Como es natural, existen aún muchas cuestiones sobre el camino hacia una unión política. Si queremos más legitimidad, ¿no deberían establecerse estas instituciones, con sus reglas, desde abajo, a través de una Asamblea Constituyente, mejor que mediante la modificación del tratado? ¿Los grandes partidos, después de obtener la mayoría de los escaños en el Parlamento Europeo, tendrían agendas lo suficientemente comunes como para poder lograr consensos de Gobierno? Y, en un plano todavía más esencial, como pregunta el politólogo Francis Fukuyama, ¿puede una unión política llegar verdaderamente a cohesionarse si no va precedida de un proceso de construcción nacional europeo que cree una cultura europea común? Es un interrogante que también ha planteado Bernard Henri-Lévy.
En 1789, el entonces Secretario del Tesoro de Estados Unidos, Alexander Hamilton, propuso un sistema de Gobierno federal fuerte que asumiera las deudas contraídas por el Estado en la revolución y garantizara unos ingresos futuros constantes, con una mayor integración de la política fiscal pero conservando un grado considerable de soberanía local en los asuntos no federales. Ese fue el primer paso del proceso para hacer de Estados Unidos una potencia continental y mundial.
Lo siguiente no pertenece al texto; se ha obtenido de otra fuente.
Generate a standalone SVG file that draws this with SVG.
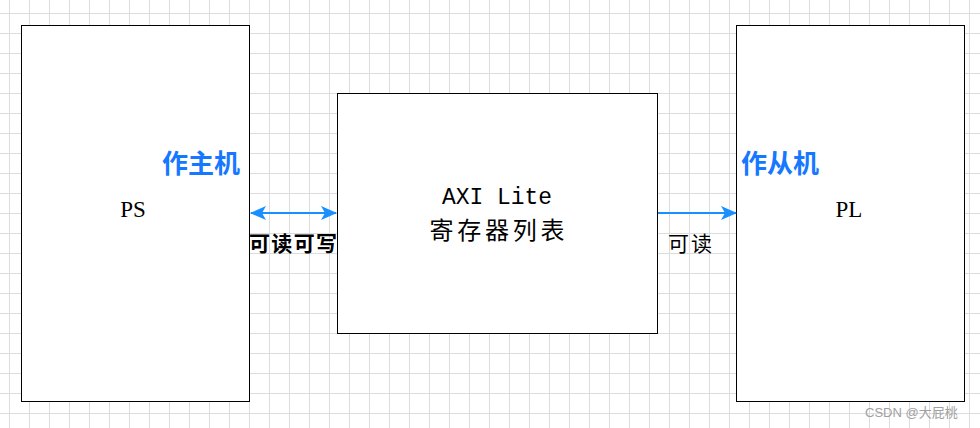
<svg xmlns="http://www.w3.org/2000/svg" width="980" height="428" viewBox="0 0 980 428">
<defs>
<pattern id="grid" x="9" y="13" width="20" height="20" patternUnits="userSpaceOnUse">
<path d="M0.5,0 V20 M0,0.5 H20" fill="none" stroke="#dcdcdc" stroke-width="1"/>
</pattern>
<marker id="ah" viewBox="0 0 16 16" refX="15" refY="8" markerWidth="16" markerHeight="16" markerUnits="userSpaceOnUse" orient="auto-start-reverse">
<path d="M0,1 L16,8 L0,15 L4,8 Z" fill="#1890ff"/>
</marker>
</defs>
<style>
.box{fill:#fff;stroke:#000;stroke-width:1}
.lbl{font-family:"Liberation Serif","Noto Sans CJK SC",serif;font-size:23px;fill:#000}
.cn{font-family:"Noto Sans CJK SC",sans-serif;fill:#000}
.role{font-family:"Noto Sans CJK SC",sans-serif;font-size:26px;font-weight:bold;fill:#1677ff}
.conn{stroke:#1890ff;stroke-width:2;fill:none}
</style>
<rect width="980" height="428" fill="#fff"/>
<rect width="980" height="428" fill="url(#grid)"/>
<g id="ps">
<rect class="box" x="21.5" y="25.5" width="228" height="376"/>
<text class="lbl" x="133" y="217" text-anchor="middle">PS</text>
<text class="role" x="162" y="173">作主机</text>
</g>
<g id="axi">
<rect class="box" x="337.5" y="93.5" width="320" height="240"/>
<text x="497" y="204" text-anchor="middle" font-family="Liberation Mono, monospace" font-size="23" textLength="110" lengthAdjust="spacingAndGlyphs">AXI Lite</text>
<text class="cn" x="497" y="239" text-anchor="middle" font-size="24" textLength="135" lengthAdjust="spacing">寄存器列表</text>
</g>
<g id="pl">
<rect class="box" x="736.5" y="25.5" width="228" height="376"/>
<text class="lbl" x="849" y="217" text-anchor="middle">PL</text>
<text class="role" x="741" y="173">作从机</text>
</g>
<g id="connectors">
<line class="conn" x1="251" y1="213" x2="336" y2="213" marker-start="url(#ah)" marker-end="url(#ah)"/>
<line class="conn" x1="658" y1="213" x2="736" y2="213" marker-end="url(#ah)"/>
<text class="cn" x="249" y="251" font-size="21" font-weight="bold" textLength="88" lengthAdjust="spacing">可读可写</text>
<text class="cn" x="668" y="251" font-size="21" textLength="44" lengthAdjust="spacing">可读</text>
</g>
<text x="865" y="417" font-family="Liberation Sans, Noto Sans CJK SC, sans-serif" font-size="13" fill="#a0a0a0">CSDN @大屁桃</text>
</svg>
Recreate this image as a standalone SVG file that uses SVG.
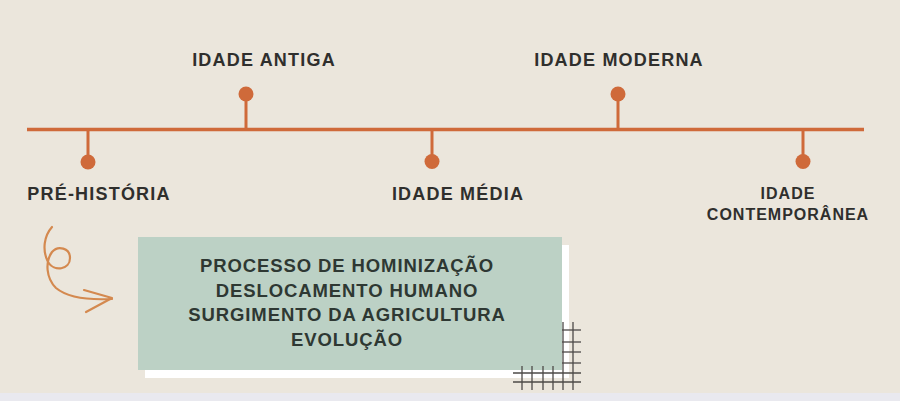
<svg xmlns="http://www.w3.org/2000/svg" width="900" height="401" viewBox="0 0 900 401">
<defs>
<style>
.lbl{font-family:"Liberation Sans",Arial,sans-serif;font-weight:bold;fill:#2f2f2d;}
.big{font-size:18px;letter-spacing:1.2px;}
.sm{font-size:16px;letter-spacing:1px;}
.box{font-family:"Liberation Sans",Arial,sans-serif;font-weight:bold;fill:#2e3833;font-size:18.5px;letter-spacing:0.9px;}
.tl{stroke:#cf6a3a;stroke-width:3.5;fill:none;}
.tick{stroke:#cf6a3a;stroke-width:3;}
.dot{fill:#cf6a3a;}
.grid{stroke:#4d4a47;stroke-width:1.3;}
</style>
</defs>
<rect x="0" y="0" width="900" height="401" fill="#ebe6dc"/>
<rect x="0" y="393" width="900" height="8" fill="#e9e9ef"/>

<g id="connectors">
<line class="tl" x1="27" y1="129.5" x2="864" y2="129.5"/>
</g>

<g id="pre-historia">
<line class="tick" x1="88" y1="129" x2="88" y2="160"/>
<circle class="dot" cx="88" cy="162" r="7.5"/>
<text class="lbl big" x="99" y="200" text-anchor="middle">PRÉ-HISTÓRIA</text>
</g>
<g id="idade-antiga">
<line class="tick" x1="246" y1="130" x2="246" y2="96"/>
<circle class="dot" cx="246" cy="94" r="7.5"/>
<text class="lbl big" x="264" y="66" text-anchor="middle">IDADE ANTIGA</text>
</g>
<g id="idade-media">
<line class="tick" x1="432" y1="129" x2="432" y2="160"/>
<circle class="dot" cx="432" cy="161.5" r="7.5"/>
<text class="lbl big" x="458" y="200" text-anchor="middle">IDADE MÉDIA</text>
</g>
<g id="idade-moderna">
<line class="tick" x1="618" y1="130" x2="618" y2="96"/>
<circle class="dot" cx="618" cy="94" r="7.5"/>
<text class="lbl big" x="619" y="66" text-anchor="middle">IDADE MODERNA</text>
</g>
<g id="idade-contemporanea">
<line class="tick" x1="803" y1="129" x2="803" y2="160"/>
<circle class="dot" cx="803" cy="161.5" r="7.5"/>
<text class="lbl sm" x="788" y="199" text-anchor="middle">IDADE</text>
<text class="lbl sm" x="788" y="220" text-anchor="middle">CONTEMPORÂNEA</text>
</g>

<g id="swirl" fill="none" stroke="#d4894f" stroke-width="2.2" stroke-linecap="round" stroke-linejoin="round">
<path d="M52,227 C44,236 42,250 48,262 C54,272 70,270 70,258 C70,248 58,245 52,252 C45,262 46,278 56,288 C68,298 92,300 112,299"/>
<path d="M84,290 L112,298 L86,312"/>
</g>

<g id="content-box">
<rect x="145" y="245" width="424" height="133" fill="#ffffff"/>
<rect x="138" y="237" width="424" height="133" fill="#bcd1c5"/>
<text class="box" x="347" y="272" text-anchor="middle">PROCESSO DE HOMINIZAÇÃO</text>
<text class="box" x="347" y="297" text-anchor="middle">DESLOCAMENTO HUMANO</text>
<text class="box" x="347" y="321" text-anchor="middle">SURGIMENTO DA AGRICULTURA</text>
<text class="box" x="347" y="346" text-anchor="middle">EVOLUÇÃO</text>
</g>

<g id="grid" class="grid">
<line x1="563" y1="322" x2="563" y2="390"/>
<line x1="573" y1="322" x2="573" y2="390"/>
<line x1="562" y1="330" x2="581" y2="330"/>
<line x1="562" y1="342" x2="581" y2="342"/>
<line x1="562" y1="352" x2="581" y2="352"/>
<line x1="562" y1="363" x2="581" y2="363"/>
<line x1="513" y1="373" x2="581" y2="373"/>
<line x1="513" y1="382" x2="581" y2="382"/>
<line x1="522" y1="366" x2="522" y2="390"/>
<line x1="532" y1="366" x2="532" y2="390"/>
<line x1="543" y1="366" x2="543" y2="390"/>
<line x1="553" y1="366" x2="553" y2="390"/>
</g>
</svg>
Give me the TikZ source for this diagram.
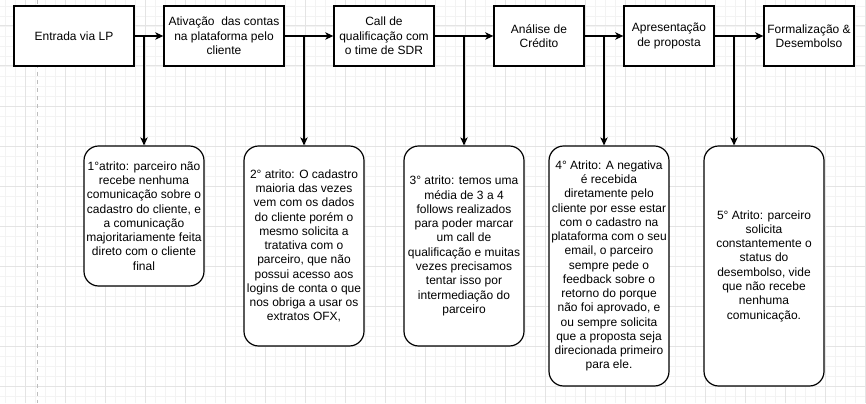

Del mismo modo, en Europa, en 2012, la resolución de la deuda alumbrará una unión política que podría convertir al continente en el pilar más poderoso del orden geopolítico multipolar del siglo XXI. La única forma de afrontar ese reto, ante las incertidumbres mencionadas, es que los dirigentes europeos y sus ciudadanos se comprometan, al menos, con esta transformación, en vez de seguir dando pasitos que solo sirven para debilitar el euro, intensificar la crisis y erosionar la presencia de Europa en el mundo.
Nicolas Berggruen es presidente del Consejo para el Futuro de Europa. Nathan Gardels es asesor principal del grupo.